When not pressing apples, I am generally lifting fallen apple trees back up. My better sorts are victims of their own success and tend to get knocked over by the severe winds we get now, since global warming stopped and climate change set in…
We wait till the fruit is ripe and get them picked. Then I sort, wash and rinse the apples before milling them to a pulp which is usually left to stand overnight – this helps the fruit break down to release more juice.
Next day I either hand press the pulp using a restored Herefordshire twin screw press, or if there are plenty of apples, they will be pressed by our Kahl and Schlichterle belt press. Either way, I will expect 150 gallons of juice from each ton of apples.
Depending on the taste of the juice, it will be stored in either stainless steel tanks or wooden barrels, where it is super slow fermented over the chilly winter months. As spring arrives, the juice is drawn off the lees (dead yeast cells) and pumped into fresh storage vessels for another 2 or 3 months to finish off fermenting and start to mature.

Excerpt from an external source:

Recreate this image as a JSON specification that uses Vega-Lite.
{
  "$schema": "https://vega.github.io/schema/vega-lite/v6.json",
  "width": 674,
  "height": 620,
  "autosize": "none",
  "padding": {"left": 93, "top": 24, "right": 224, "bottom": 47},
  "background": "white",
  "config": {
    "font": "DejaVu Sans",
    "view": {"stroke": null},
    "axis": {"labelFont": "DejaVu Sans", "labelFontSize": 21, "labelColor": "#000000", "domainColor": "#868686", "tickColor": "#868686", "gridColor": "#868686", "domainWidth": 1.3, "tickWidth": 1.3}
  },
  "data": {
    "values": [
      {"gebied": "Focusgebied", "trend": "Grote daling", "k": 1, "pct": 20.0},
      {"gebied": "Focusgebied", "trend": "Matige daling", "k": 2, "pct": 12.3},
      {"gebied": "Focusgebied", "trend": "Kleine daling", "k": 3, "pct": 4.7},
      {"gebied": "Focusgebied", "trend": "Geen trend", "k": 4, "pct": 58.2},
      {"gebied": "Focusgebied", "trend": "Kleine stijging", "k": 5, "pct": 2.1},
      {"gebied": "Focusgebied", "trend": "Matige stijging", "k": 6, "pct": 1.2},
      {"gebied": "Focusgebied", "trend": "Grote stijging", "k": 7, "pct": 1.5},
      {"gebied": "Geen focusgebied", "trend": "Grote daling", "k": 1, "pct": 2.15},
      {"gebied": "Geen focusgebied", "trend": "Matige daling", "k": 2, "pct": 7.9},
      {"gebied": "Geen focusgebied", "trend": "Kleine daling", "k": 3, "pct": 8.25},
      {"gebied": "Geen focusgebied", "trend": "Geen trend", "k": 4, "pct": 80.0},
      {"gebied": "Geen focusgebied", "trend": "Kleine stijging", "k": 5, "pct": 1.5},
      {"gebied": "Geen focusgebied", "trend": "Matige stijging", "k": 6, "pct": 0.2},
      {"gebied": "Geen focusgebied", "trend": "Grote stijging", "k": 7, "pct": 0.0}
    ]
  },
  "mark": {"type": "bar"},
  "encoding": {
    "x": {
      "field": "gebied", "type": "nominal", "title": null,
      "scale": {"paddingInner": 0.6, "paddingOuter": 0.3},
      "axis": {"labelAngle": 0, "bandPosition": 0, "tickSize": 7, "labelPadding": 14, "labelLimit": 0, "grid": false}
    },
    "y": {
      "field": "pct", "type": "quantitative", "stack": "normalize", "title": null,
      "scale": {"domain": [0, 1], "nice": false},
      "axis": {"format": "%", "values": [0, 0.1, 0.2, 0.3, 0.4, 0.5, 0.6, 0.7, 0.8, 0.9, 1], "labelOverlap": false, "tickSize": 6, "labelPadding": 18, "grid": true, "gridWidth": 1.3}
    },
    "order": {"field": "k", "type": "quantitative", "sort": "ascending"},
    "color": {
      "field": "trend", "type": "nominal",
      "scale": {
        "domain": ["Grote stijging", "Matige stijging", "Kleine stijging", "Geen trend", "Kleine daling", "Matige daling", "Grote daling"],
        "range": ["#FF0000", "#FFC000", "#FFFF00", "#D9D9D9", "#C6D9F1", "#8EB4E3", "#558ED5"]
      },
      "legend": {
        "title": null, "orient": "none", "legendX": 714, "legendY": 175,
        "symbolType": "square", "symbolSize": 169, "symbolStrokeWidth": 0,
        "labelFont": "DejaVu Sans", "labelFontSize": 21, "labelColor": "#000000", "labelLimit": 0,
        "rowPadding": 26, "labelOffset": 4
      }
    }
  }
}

The cider is usually ready to try by the end of May, all being well. About this time the ciders are tasted and a bit of blending might take place to create the final ciders for sale. The bulk of my cider is draught, still, real and traditional.
All our ciders are made by pressing apples to extract the juice. This juice is what makes the cider. No concentrate, water and absolutely NO added ‘fruit flavours’ (like concentrated mango, rhubarb, dark forest glupe.)
My cider is just a premium full juice cider made out of apples, FARM PRESSED, right here.